Европейские кварталы могут быть прямоугольными или свободных форм, но при этом они сохраняют эту морфологию клетки. Шахматы — сложная игра, плоскостной порядок из 64 клеток создает множество вариантов и стратегий поведения. Но европейский город — это четырехмерные шахматы человеческой комедии, где ячейка твоего пространства (комната) встроена в порядок таких же помещений в доме, который встроен в порядок домов в квартале, который встроен в порядок кварталов в районе, который встроен в порядок районов в городе,— и при этом ты можешь двигаться по сложным правилам. И все эти отношения продуманы и гармонизированы.

Эта система обеспечивала уместность каждого дома в городе и каждого горожанина в городском сообществе. Она была устойчива, способна к самонастройке и эволюции. Какой самовлюбленный дебил мог решить, что ее можно уничтожить и придумать что-то принципиально лучшее? Мы, в общем, знаем какой — Корбюзье. Но, честно сказать, европейский квартал погиб сам, он лишь сделал из этой гибели выводы.

Почему это произошло? Очень просто — от бедности и жадности. Это изобретение оказалось слишком дорогим.

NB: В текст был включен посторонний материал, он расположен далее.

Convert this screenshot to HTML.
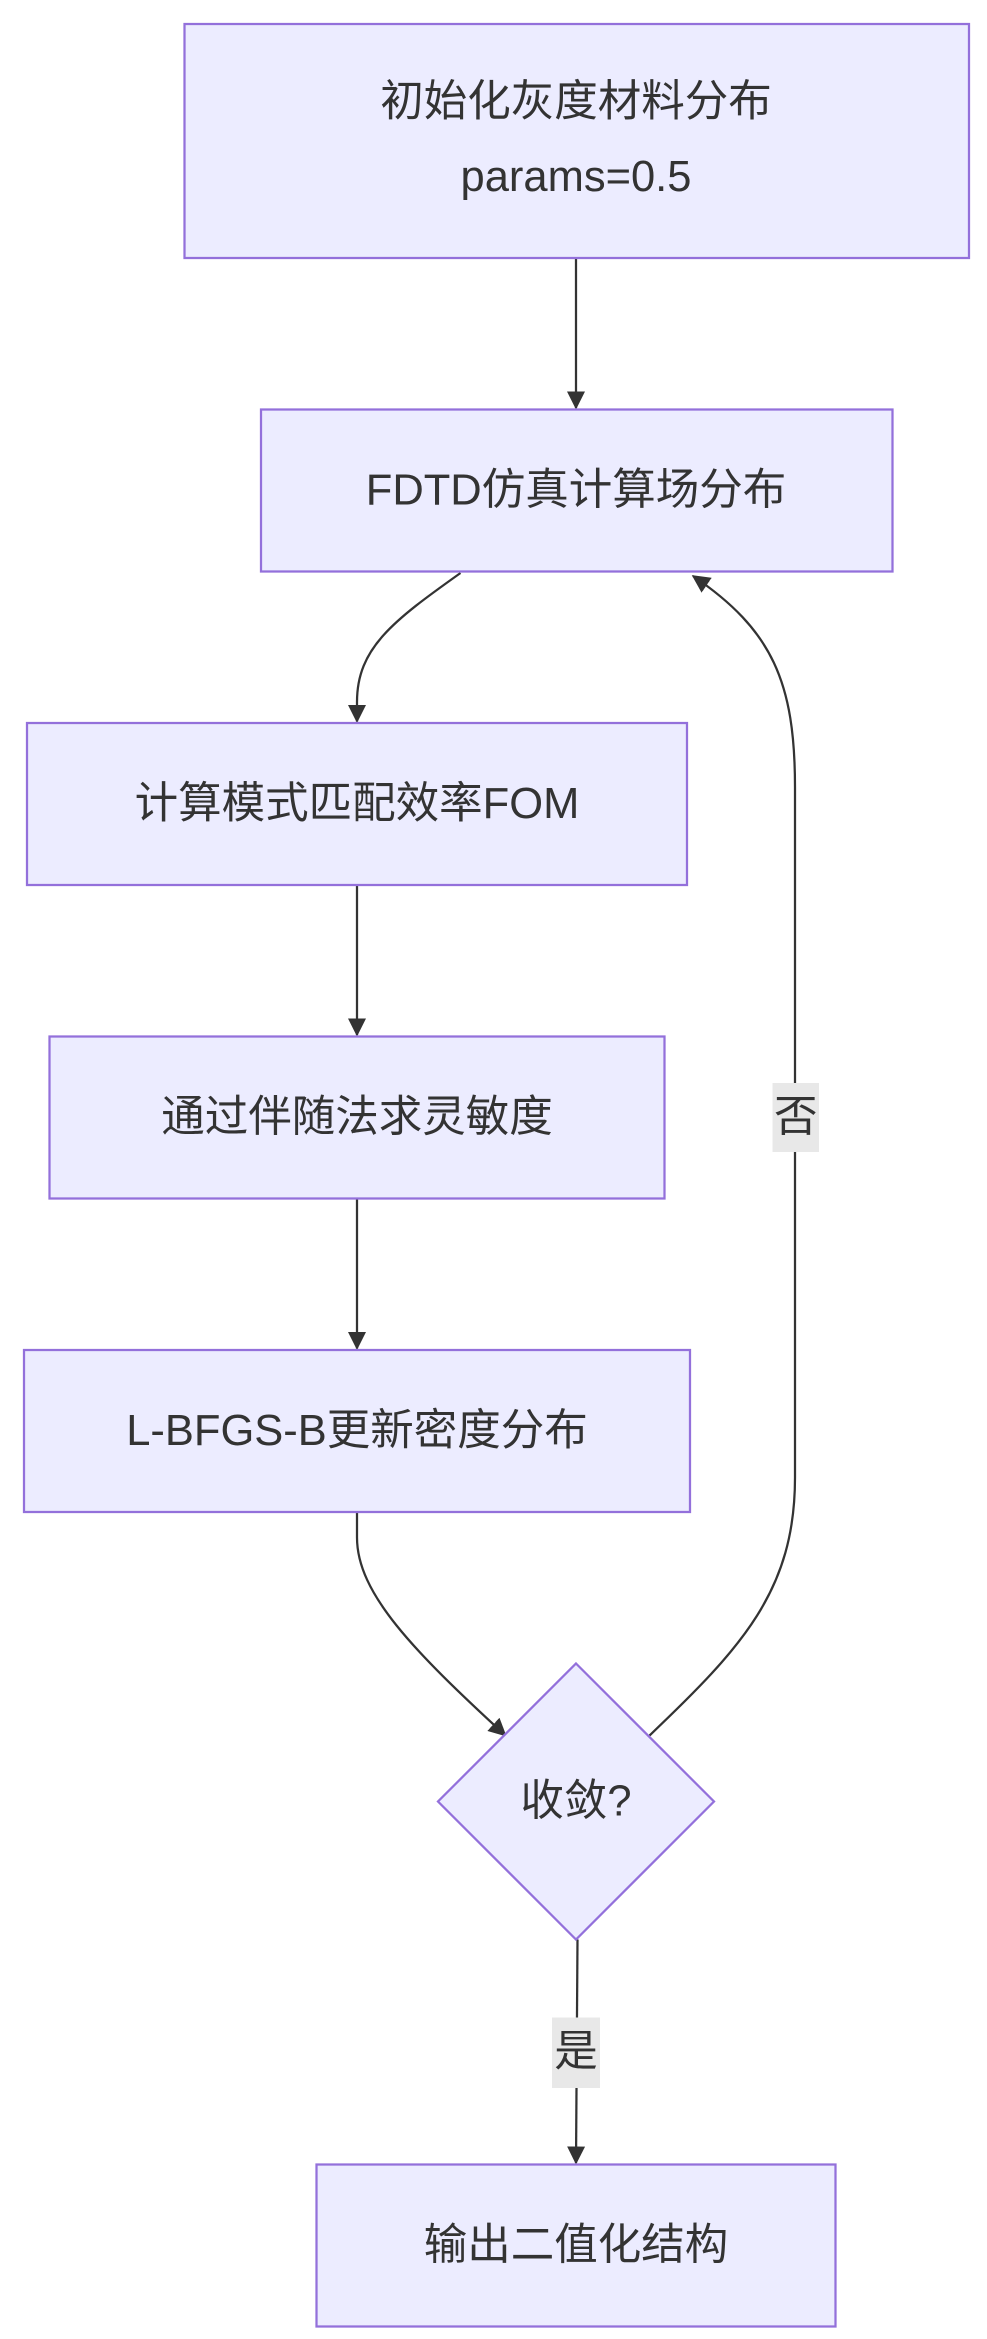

В конце XIX — начале ХХ века город стали массово заселять рабочие, которых тогда на заводах и фабриках требовалось на два порядка больше, чем сегодня. Они мало зарабатывали, и им нужно было жить по возможности компактно — иначе их трудно было бы доставить на завод к одному времени. Так возник американский "гантельный" дом. Это квартал, застроенный домами практически полностью, вместо внутреннего двора оставалась узкая щель. "Гантельным" он называется потому, что узкие ленточки домов, на которые нарезался квартал, в плане были в форме гантели, чтобы между двумя соседними ленточками образовывалась щель для света и воздуха. Квартиры из-за высокой плотности получились сравнительно дешевыми, но естественного света почти не было, свежего воздуха тоже, столпотворение бедных людей, плохая звукоизоляция, коридорная система не украшали жизнь. Зато девелоперы и домовладельцы получали от рабочих даже больше денег, чем от буржуа с квартирами в нормальных кварталах. Любви к ним это не прибавляло. Принято говорить, что это было ужасное жилье, хотя по сравнению с отечественными бараками или общежитиями для рабочих здесь были определенные достоинства.

Эта предельная плотность взорвала квартал изнутри. Архитекторы левых убеждений, Корбюзье прежде всего, придумали простую и очевидную вещь — жилую башню. Если уничтожить квартал, оставить только его территорию, и построить на ней башню, то каждое окно увидит солнце, ветер будет продувать все квартиры, хватит места для зелени, а плотность можно создавать любую, просто повышая этажность.

И это было правдой. И Корбюзье, который это пропагандировал, действительно придумал лучшее жилье для рабочих, чем предлагали переуплотненные кварталы. Но тут были свои издержки. Была потеряна улица, фасад, общественный первый этаж, двор — и в конечном счете город. Вместо четырехмерной шахматной доски возникло образование из пятен с вертикальными муравейниками и дорожками между ними. Сложная морфология городского организма разложилась до элементарной протоплазмы. Квартал умер. Возник микрорайон.